During a weekend discussion on the Perl 5 Porters mailing list, I volunteered to write a specification for Perl 5's support policy.
I believe in being explicit (darn it!) about what a community is willing to support and what community members can provide to other community members and users. I tried to reflect that when I wrote the first drafts of Parrot's support policy.
My goals are simple. I want to remove all magic and magical thinking from the release process. I want to remove all potential ambiguity from the upgrading process. I want to manage expectations so that the only surprise in a new release of the software is how well it delights users, and not that features have changed since the previous release.
That's easier with Parrot than with Perl 5, for several reasons:
- Parrot is new software, with very few users who aren't already part of the vocal Parrot community.

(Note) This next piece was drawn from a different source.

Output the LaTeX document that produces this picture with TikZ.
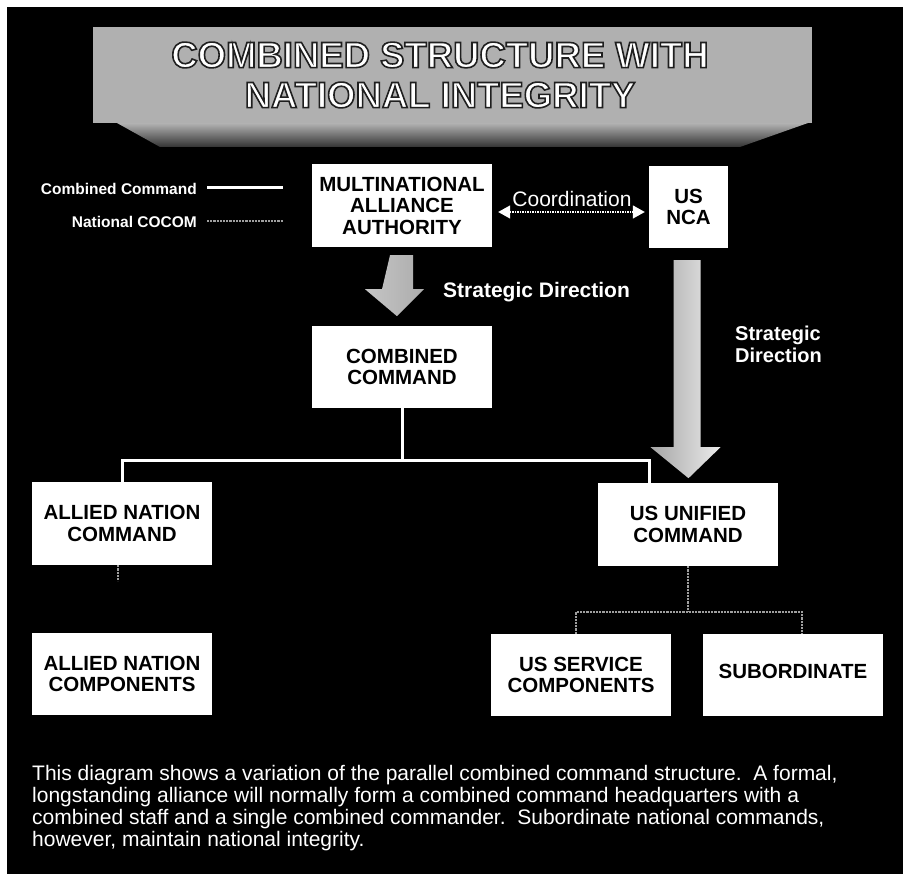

- Parrot has a regular release schedule which we can predict years in advance.
- Parrot's main users are compiler writers and distribution packagers. Both groups are familar with and capable of managing change, if we communicate it effectively.
- I have seniority on the project. (Don't underestimate that, if you want to influence a community.)
My goals for the Perl 5 support policy are to document current practices, to identify rough community consensus for future policies, and to encourage those policies toward modernization and sustainability. Boring, right? Perhaps it is, until you consider several constraints:
- Perl 5 releases are unpredictable in date and scope.
- There's no formal deprecation strategy.
- Perl 5's target users are developers, but not necessarily professional programmers.
- The maintainers of dual-lived modules have tremendous leeway as to updates and upgrades and compatibility changes.
- I don't have commit access to the project.
I admit my motivations: I want to encourage p5p to drop support for old versions and I want to see new major versions of Perl 5 released every year. I want a one year deprecation cycle (any feature announced as deprecated in a major release may be removed by the next major release). I want support dropped for releases two years old and older (barring a major security fix someone feels strongly enough to patch).
Mostly I want Perl 5 in 2010 to be better than Perl 5 in 2009, and so on, and so forth, without always worrying about how Perl 5 did things in 1999 and 2000.
That's what I want. Those are my goals and biases. What do you want?